Why track it consistently?
Running this calculation on an ongoing basis helps you:
Set realistic benchmarks for new and existing beers
Forecast inventory needs based on real sell-through numbers
Identify which flagships are gaining or losing steam
You might know a hazy IPA is healthy above 6 bbl per week but in trouble below 3. A stout might be strong at 3, but only a concern if it drops below 1. Context for everything.
Tracking this trendline helps you plan production, pricing, and placement. You can also analyze whether sales velocity is climbing or fading over time.
The tracker I built highlights key numbers automatically using conditional formatting.
Prioritize your winners, investigate your laggers
High-velocity account/product combos deserve attention: follow-ups, marketing support, and maybe exclusive drops.
Low-velocity ones could be overstocked, underpromoted, or just a bad fit.
Look for patterns: are similar products moving faster in other regions? Are there missed opportunities to expand based on strong comparables?
Using sales velocity to influence distributor reorders
Sales velocity isn’t just another KPI — it’s a conversation tool. When certain thresholds are met (or missed), it prompts action. Knowing how fast your beer is moving with a retail account helps you engage distributors about when and where the next shipment should land.
It’s also a way to avoid overstock at the retailer. Excess inventory, even if it’s not your fault, reflects poorly on your brand. Sales velocity helps you show up as a responsible, reliable brewery partner.
Use thresholds as internal triggers
You don’t make the reorder decisions, but you can absolutely influence it. Set velocity floors for each product:
Flagship IPA: 5 bbl per week
Rotating seasonal: 2–3 bbl per week
Niche stout: okay even under 1 bbl per week
If a product falls below your threshold:
Talk with your distributor: Is sell-through slow? Is the product mismatched for the account?

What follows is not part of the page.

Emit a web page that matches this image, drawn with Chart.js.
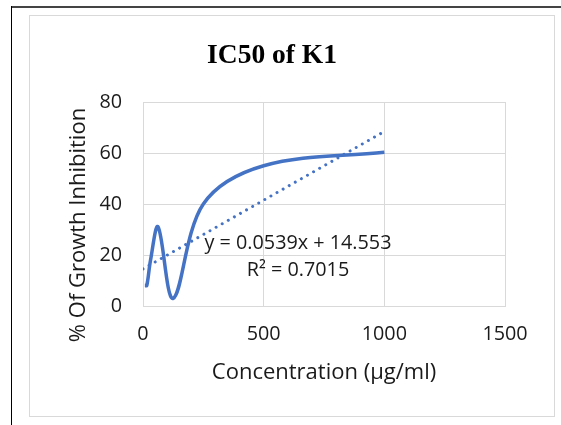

Pause future shipments: Avoid compounding the problem
Support the product: Adjust pricing, provide education, or run small marketing pushes
Velocity acts like a check engine light. It won’t tell you everything - but it’ll tell you when to look under the hood.
Quantify the cost of slow movement
Slow inventory hurts everyone. Brewer, distributor, retailer.
While a breakdown of the storage cost calculation is beyond of scope this post, you can estimate: Cost of Delay = (Storage Cost per Week + Missed Margin per Week) Weeks Delayed
Example:
Storage: $3 per week
Delayed: 4 weeks
Lost margin: $50 per week
Total drag = $53 × 4 = $212
What if velocity improves by 10%, 20%, or 30%?
Velocity = 5 bbl per week, Shipment = 30 bbl - Next reorder expected in 6 weeks
At 5.5 bbl per week - Next reorder expected in 5.4 weeks
At 6 bbl per week - Next reorder expected in 5 weeks
At 6.5 bbl per week - Next reorder expected in 4.6 weeks
Faster velocity means:
More frequent reorders
Stronger shelf presence
Better leverage for seasonal features or prime placements
Monitor, adjust, and succeed
Sales velocity isn’t just a number—it’s a strategic tool. Tracking it consistently helps you:
Spot trends early
Identify top-performing account/product combos
Protect your brand from slow-moving placements
When you use the Sales Velocity Tracker:
Log every account/product combo
Use Shipment Dates and Follow-Up Ship Dates to lock historical velocity
Look for patterns an set your benchmarks for each product type
Then use this data to drive better conversations with your distributor. Bring insights to the table. Highlight where velocity is strong, and suggest adjustments where it’s weak.
Your distributor might even have some of this data already. Use them as a resource to know what, where, and when your beer shipped (if you don’t already know). Compare what you’ve learned with what they know.
The end result? You’re not just another brewery on their list. You’re a strategic partner who helps them move more beer. And that’s how you win better placements and build longer-term, successful, relationships.